L’impact de l’esthétique alimentaire sur la consommation

Rédigé par Laurine le 17/07/2020

Impact esthétique alimentaire consommation

L’esthétique alimentaire est l’une des causes principales du gaspillage alimentaire. Si une banane est tachetée l’acheteur la repose et choisit sa voisine, plus verte. Peu de chances pour notre banane tachetée de trouver un jour preneur à côté de toutes les autres. Au lieu de finir dans une assiette, elle finira surement dans une benne derrière le supermarché. Notre exemple est loin d’être un cas isolé, l’Agence de la transition écologique (Ademe) révèle qu’en France, une salade verte sur deux est jetée, que ce soit par les producteurs, les distributeurs ou les consommateurs. Peu de personnes réalisent que manger beau est un automatisme qui entraîne énormément de gaspillage.

Pourquoi mangeons-nous beau ?

1. Le poids de l’esthétique alimentaire

Aujourd’hui l’apparence est centrale dans notre société. L’émergence de réseaux sociaux fondés sur l’image ne fait qu’accentuer ce phénomène qui se répercute sur tous les aspects de notre vie, jusqu’aux plus essentiels comme le choix de notre nourriture.
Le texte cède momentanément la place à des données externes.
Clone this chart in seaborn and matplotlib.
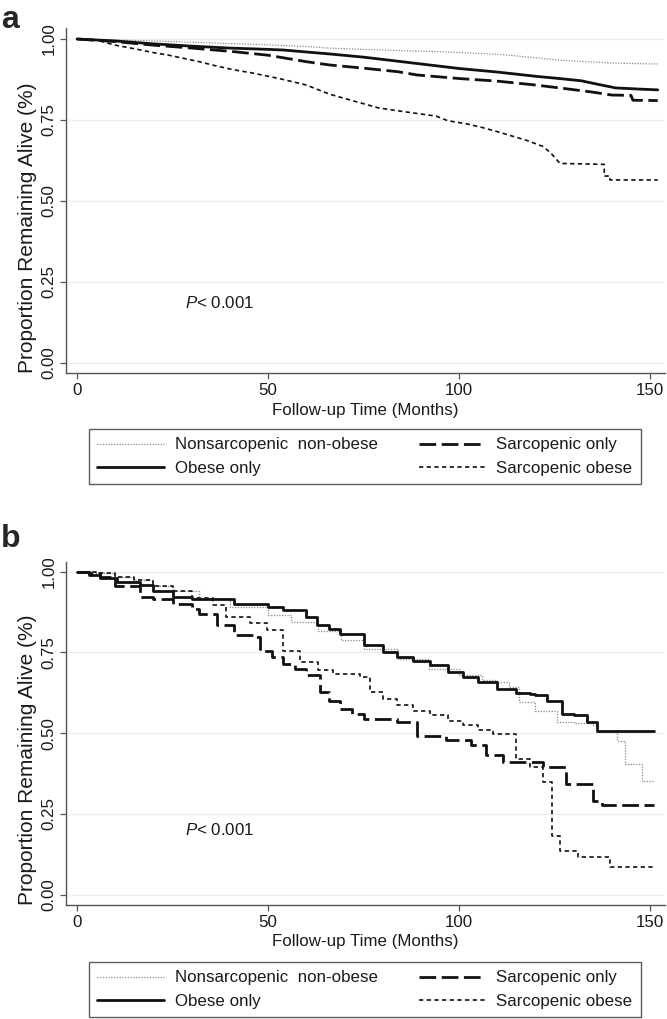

Le hashtag #food est mentionné 400 millions de fois sur Instagram et son petit frère #foodstagram déjà 71 millions, rien d’étonnant si cette mode se retrouve dans tout le secteur de l’alimentaire. 

Beaucoup de personnes l’avouent, certains de leurs repas sont motivés par la réalisation d’un super cliché. Un sondage réalisé par OpinionWay, en partenariat avec l’événement Taste of Paris, révèle que 40% des français dégainent leur smartphone pour immortaliser un plat au restaurant. Pour surfer sur cette vague, des établissements se spécialisent dans les plats instagrammables, si bien que des guides sur Les pizzeria parisiennes les plus instagrammables apparaissent.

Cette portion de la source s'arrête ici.